- PROBLEM TO SOLVE
The lines to extract run from the start of the records through the line with "const yTicks = [0,100,200,300,400,500,600,700,800];", both ends included; drop the pictures.

########

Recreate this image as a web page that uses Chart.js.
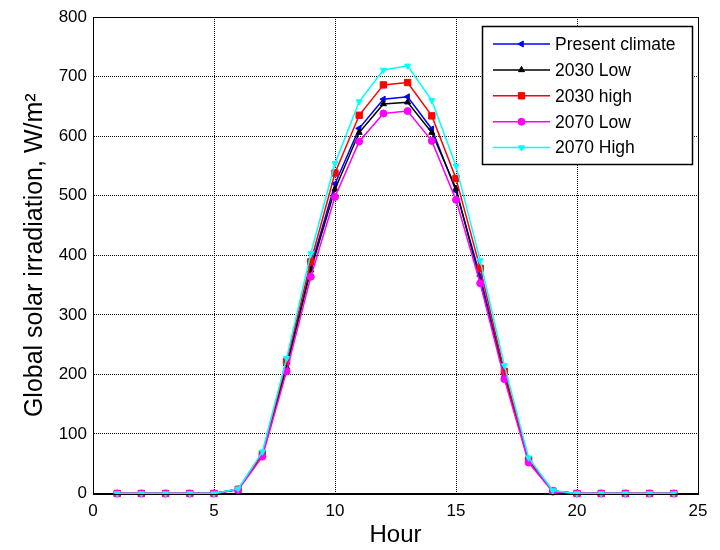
<!DOCTYPE html>
<html>
<head>
<meta charset="utf-8">
<script src="https://cdn.jsdelivr.net/npm/chart.js@4/dist/chart.umd.min.js"></script>
<style>
  html, body { margin: 0; padding: 0; background: #fff; }
  #wrap { width: 720px; height: 550px; }
</style>
</head>
<body>
<div id="wrap"><canvas id="c" width="720" height="550"></canvas></div>
<script>
const hours = [1,2,3,4,5,6,7,8,9,10,11,12,13,14,15,16,17,18,19,20,21,22,23,24];
const presentClimate = [0,0,0,0,0,7,66,215,380,520,613,662,666,612,508,365,200,55,4,0,0,0,0,0];
const low2030  = [0,0,0,0,0,7,65,212,375,511,606,654,657,606,512,356,198,54,4,0,0,0,0,0];
const high2030 = [0,0,0,0,0,7,67,222,389,538,635,686,690,634,529,378,205,57,4,0,0,0,0,0];
const low2070  = [0,0,0,0,0,6,62,205,364,498,591,638,642,592,493,353,192,52,3,0,0,0,0,0];
const high2070 = [0,0,0,0,0,8,70,227,403,554,658,711,718,660,550,391,215,60,5,0,0,0,0,0];
const seriesNames = ['Present climate','2030 Low','2030 high','2070 Low','2070 High'];
const xTicks = [0,5,10,15,20,25];
const yTicks = [0,100,200,300,400,500,600,700,800];

const FONT = "'Liberation Sans', Arial, sans-serif";

function pts(vals){ return hours.map((h,i)=>({x:h, y:vals[i]})); }

const styles = [
  {color:'#0000ff', pointStyle:'triangle', rotation:270, radius:3.5},
  {color:'#000000', pointStyle:'triangle', rotation:0, radius:3.5},
  {color:'#ff0000', pointStyle:'rect', rotation:0, radius:4.5},
  {color:'#ff00ff', pointStyle:'circle', rotation:0, radius:3.5},
  {color:'#00ffff', pointStyle:'triangle', rotation:180, radius:3.5}
];
const allSeries = [presentClimate, low2030, high2030, low2070, high2070];

const datasets = allSeries.map((vals, i) => ({
  label: seriesNames[i],
  data: pts(vals),
  borderColor: styles[i].color,
  backgroundColor: styles[i].color,
  pointBackgroundColor: styles[i].color,
  pointBorderColor: styles[i].color,
  pointStyle: styles[i].pointStyle,
  pointRotation: styles[i].rotation,
  pointRadius: styles[i].radius,
  pointBorderWidth: 1,
  borderWidth: 1.5,
  tension: 0,
  clip: false,
  order: 5 - i
}));

function drawMarker(ctx, style, x, y, r){
  ctx.save();
  ctx.fillStyle = style.color;
  ctx.strokeStyle = style.color;
  ctx.lineWidth = 1;
  ctx.translate(x, y);
  ctx.rotate(style.rotation * Math.PI / 180);
  ctx.beginPath();
  if (style.pointStyle === 'triangle') {
    for (let k = 0; k < 3; k++) {
      const a = -Math.PI/2 + k * 2*Math.PI/3;
      const px = r*Math.cos(a), py = r*Math.sin(a);
      if (k === 0) ctx.moveTo(px, py); else ctx.lineTo(px, py);
    }
    ctx.closePath();
  } else if (style.pointStyle === 'rect') {
    const s = r * Math.SQRT1_2;
    ctx.rect(-s, -s, 2*s, 2*s);
  } else {
    ctx.arc(0, 0, r, 0, Math.PI*2);
  }
  ctx.fill();
  ctx.stroke();
  ctx.restore();
}

const boxAndLegend = {
  id: 'boxAndLegend',
  afterDraw(chart){
    const {ctx, chartArea: a} = chart;
    ctx.save();
    ctx.strokeStyle = '#000';
    ctx.lineWidth = 1;
    ctx.strokeRect(Math.round(a.left)+0.5, Math.round(a.top)+0.5, Math.round(a.right - a.left), Math.round(a.bottom - a.top));
    // legend
    const lx = 482, ly = 26, lw = 210, lh = 138;
    ctx.fillStyle = '#fff';
    ctx.fillRect(lx, ly, lw, lh);
    ctx.lineWidth = 1.5;
    ctx.strokeRect(lx+0.5, ly+0.5, lw, lh);
    ctx.font = '17.5px ' + FONT;
    ctx.textBaseline = 'middle';
    ctx.textAlign = 'left';
    for (let i = 0; i < seriesNames.length; i++) {
      const y = 44 + i * 25.9;
      ctx.strokeStyle = styles[i].color;
      ctx.lineWidth = 1.5;
      ctx.beginPath();
      ctx.moveTo(493, y); ctx.lineTo(550, y);
      ctx.stroke();
      drawMarker(ctx, styles[i], 521.5, y, styles[i].radius);
      ctx.fillStyle = '#000';
      ctx.fillText(seriesNames[i], 555, y + 1);
    }
    ctx.restore();
  }
};

new Chart(document.getElementById('c'), {
  type: 'line',
  data: { datasets },
  plugins: [boxAndLegend],
  options: {
    responsive: false,
    animation: false,
    devicePixelRatio: 1,
    layout: { padding: { top: 17, right: 22, left: 0, bottom: 0 } },
    plugins: { legend: { display: false }, tooltip: { enabled: false } },
    scales: {
      x: {
        type: 'linear', min: 0, max: 25,
        afterBuildTicks(scale){ scale.ticks = xTicks.map(v => ({value: v})); },
        afterFit(scale){ scale.height = 56.5; },
        grid: { color: '#000', lineWidth: 1, drawTicks: false },
        border: { display: true, color: '#000', width: 1, dash: [1, 1] },
        ticks: { color: '#000', font: { family: FONT, size: 17 }, padding: 8, maxRotation: 0 },
        title: { display: true, text: 'Hour', color: '#000', font: { family: FONT, size: 24 }, padding: { top: 0, bottom: 0 } }
      },
      y: {
        type: 'linear', min: 0, max: 800,
        afterBuildTicks(scale){ scale.ticks = yTicks.map(v => ({value: v})); },
        afterFit(scale){ scale.width = 93; },
        grid: { color: '#000', lineWidth: 1, drawTicks: false },
        border: { display: true, color: '#000', width: 1, dash: [1, 1] },
        ticks: { color: '#000', font: { family: FONT, size: 17 }, padding: 6 },
        title: { display: true, text: 'Global solar irradiation, W/m²', color: '#000', font: { family: FONT, size: 25 }, padding: { top: 20, bottom: 0 } }
      }
    }
  }
});
</script>
</body>
</html>
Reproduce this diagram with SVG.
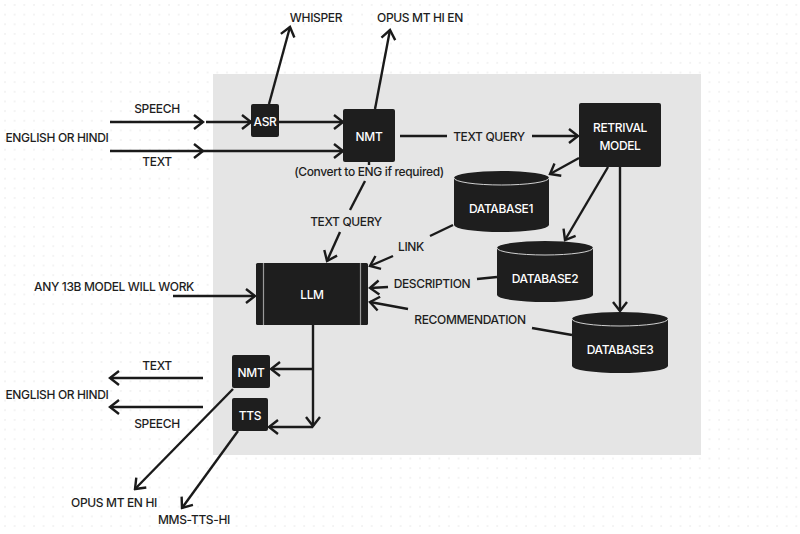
<svg xmlns="http://www.w3.org/2000/svg" width="800" height="534" viewBox="0 0 800 534">
<defs>
<pattern id="dots" x="4" y="4" width="9.65" height="9.65" patternUnits="userSpaceOnUse">
<circle cx="1" cy="1" r="0.7" fill="#e0e0e0"/>
</pattern>
<marker id="arr" viewBox="-11 -9 13 18" refX="0" refY="0" markerWidth="13" markerHeight="18" markerUnits="userSpaceOnUse" orient="auto">
<path d="M-9,-7 L0,0 L-9,7" fill="none" stroke="#1a1a1a" stroke-width="2.4" stroke-linejoin="miter"/>
</marker>
<style>
.lbl{font-family:Inter,"Liberation Sans",sans-serif;font-size:12px;font-weight:500;fill:#1e1e1e;text-anchor:middle;dominant-baseline:central;letter-spacing:-0.35px}
.ntx{font-family:Inter,"Liberation Sans",sans-serif;font-size:12px;font-weight:500;fill:#ffffff;text-anchor:middle;dominant-baseline:central;letter-spacing:-0.35px}
.box{fill:#1e1e1e}
.cyl{fill:#1e1e1e}
.rim{fill:none;stroke:#cfcfcf;stroke-width:1}
.ln{fill:none;stroke:#1a1a1a;stroke-width:2.4}
.la{fill:none;stroke:#1a1a1a;stroke-width:2.4;marker-end:url(#arr)}
</style>
</defs>
<rect width="800" height="534" fill="#ffffff"/>
<rect width="800" height="534" fill="url(#dots)"/>
<rect x="213" y="74" width="488" height="381" fill="#e5e5e5"/>

<g id="connectors">
<line class="la" x1="110" y1="122" x2="203" y2="122"/>
<line class="la" x1="206" y1="122" x2="251" y2="122"/>
<line class="la" x1="279" y1="122" x2="343" y2="122"/>
<line class="la" x1="110" y1="151" x2="203" y2="151"/>
<line class="la" x1="203" y1="151" x2="343" y2="151"/>
<line class="la" x1="269" y1="104" x2="290" y2="27"/>
<line class="la" x1="375" y1="109" x2="390" y2="30"/>
<line class="ln" x1="400" y1="136" x2="447" y2="136"/>
<line class="la" x1="532" y1="136" x2="578" y2="136"/>
<line class="la" x1="579" y1="158" x2="550" y2="174"/>
<line class="la" x1="608" y1="167" x2="565" y2="240"/>
<line class="la" x1="620" y1="167" x2="620" y2="311"/>
<line class="ln" x1="369" y1="162" x2="369" y2="165"/>
<line class="ln" x1="365" y1="181" x2="350" y2="210"/>
<line class="la" x1="340" y1="232" x2="327" y2="261"/>
<line class="ln" x1="453" y1="225" x2="430" y2="236"/>
<line class="la" x1="393" y1="256" x2="370" y2="266"/>
<line class="ln" x1="497" y1="277" x2="477" y2="279"/>
<line class="la" x1="388" y1="287" x2="370" y2="288"/>
<line class="ln" x1="572" y1="335" x2="532" y2="328"/>
<line class="la" x1="408" y1="309" x2="370" y2="302"/>
<line class="la" x1="173" y1="296" x2="255" y2="296"/>
<line class="la" x1="313" y1="325" x2="313" y2="426"/>
<line class="la" x1="313" y1="369" x2="271" y2="369"/>
<line class="la" x1="313" y1="427" x2="269" y2="427"/>
<line class="la" x1="203" y1="378" x2="110" y2="378"/>
<line class="la" x1="203" y1="407" x2="110" y2="407"/>
<line class="la" x1="233" y1="389" x2="135" y2="489"/>
<line class="la" x1="238" y1="431" x2="182" y2="508"/>
</g>

<g id="labels">
<text class="lbl" x="157" y="108">SPEECH</text>
<text class="lbl" x="157" y="161">TEXT</text>
<text class="lbl" x="57" y="137">ENGLISH OR HINDI</text>
<text class="lbl" x="316" y="17">WHISPER</text>
<text class="lbl" x="420" y="17">OPUS MT HI EN</text>
<text class="lbl" x="489" y="136">TEXT QUERY</text>
<text class="lbl" x="369" y="171">(Convert to ENG if required)</text>
<text class="lbl" x="346" y="221">TEXT QUERY</text>
<text class="lbl" x="411" y="246">LINK</text>
<text class="lbl" x="432" y="283">DESCRIPTION</text>
<text class="lbl" x="470" y="319">RECOMMENDATION</text>
<text class="lbl" x="114" y="286">ANY 13B MODEL WILL WORK</text>
<text class="lbl" x="157" y="365">TEXT</text>
<text class="lbl" x="57" y="394">ENGLISH OR HINDI</text>
<text class="lbl" x="157" y="423">SPEECH</text>
<text class="lbl" x="114" y="502">OPUS MT EN HI</text>
<text class="lbl" x="194" y="519">MMS-TTS-HI</text>
</g>

<g id="asr">
<rect class="box" x="251" y="104" width="28" height="33" rx="2"/>
<text class="ntx" x="265" y="121">ASR</text>
</g>
<g id="nmt-in">
<rect class="box" x="343" y="109" width="52" height="53" rx="2"/>
<text class="ntx" x="369" y="136">NMT</text>
</g>
<g id="retrival-model">
<rect class="box" x="579" y="103" width="82" height="64" rx="2"/>
<text class="ntx" x="620" y="127">RETRIVAL</text>
<text class="ntx" x="620" y="145">MODEL</text>
</g>
<g id="database1">
<path class="cyl" d="M454,178 A47.5,7 0 0 1 549,178 L549,225 A47.5,7 0 0 1 454,225 Z"/>
<path class="rim" d="M454,178 A47.5,7 0 0 0 549,178"/>
<text class="ntx" x="501" y="208">DATABASE1</text>
</g>
<g id="database2">
<path class="cyl" d="M497,248 A48,7 0 0 1 593,248 L593,295 A48,7 0 0 1 497,295 Z"/>
<path class="rim" d="M497,248 A48,7 0 0 0 593,248"/>
<text class="ntx" x="545" y="278">DATABASE2</text>
</g>
<g id="database3">
<path class="cyl" d="M572,319 A48,7 0 0 1 668,319 L668,366 A48,7 0 0 1 572,366 Z"/>
<path class="rim" d="M572,319 A48,7 0 0 0 668,319"/>
<text class="ntx" x="620" y="349">DATABASE3</text>
</g>
<g id="llm">
<rect class="box" x="256" y="263" width="112" height="62" rx="1.5"/>
<line x1="263.5" y1="263" x2="263.5" y2="325" stroke="#9a9a9a" stroke-width="1.2"/>
<line x1="360.5" y1="263" x2="360.5" y2="325" stroke="#9a9a9a" stroke-width="1.2"/>
<text class="ntx" x="312" y="294">LLM</text>
</g>
<g id="nmt-out">
<rect class="box" x="232" y="355" width="38" height="33" rx="2"/>
<text class="ntx" x="251" y="372">NMT</text>
</g>
<g id="tts">
<rect class="box" x="232" y="398" width="36" height="33" rx="2"/>
<text class="ntx" x="250" y="415">TTS</text>
</g>
</svg>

########

- THE RESULT
Recreate this image as a web page that uses Chart.js.
<!DOCTYPE html>
<html>
<head>
<meta charset="utf-8">
<script src="https://cdn.jsdelivr.net/npm/chart.js@4/dist/chart.umd.min.js"></script>
<style>
  html, body { margin: 0; padding: 0; background: #fff; }
  #wrap { width: 720px; height: 550px; }
</style>
</head>
<body>
<div id="wrap"><canvas id="c" width="720" height="550"></canvas></div>
<script>
const hours = [1,2,3,4,5,6,7,8,9,10,11,12,13,14,15,16,17,18,19,20,21,22,23,24];
const presentClimate = [0,0,0,0,0,7,66,215,380,520,613,662,666,612,508,365,200,55,4,0,0,0,0,0];
const low2030  = [0,0,0,0,0,7,65,212,375,511,606,654,657,606,512,356,198,54,4,0,0,0,0,0];
const high2030 = [0,0,0,0,0,7,67,222,389,538,635,686,690,634,529,378,205,57,4,0,0,0,0,0];
const low2070  = [0,0,0,0,0,6,62,205,364,498,591,638,642,592,493,353,192,52,3,0,0,0,0,0];
const high2070 = [0,0,0,0,0,8,70,227,403,554,658,711,718,660,550,391,215,60,5,0,0,0,0,0];
const seriesNames = ['Present climate','2030 Low','2030 high','2070 Low','2070 High'];
const xTicks = [0,5,10,15,20,25];
const yTicks = [0,100,200,300,400,500,600,700,800];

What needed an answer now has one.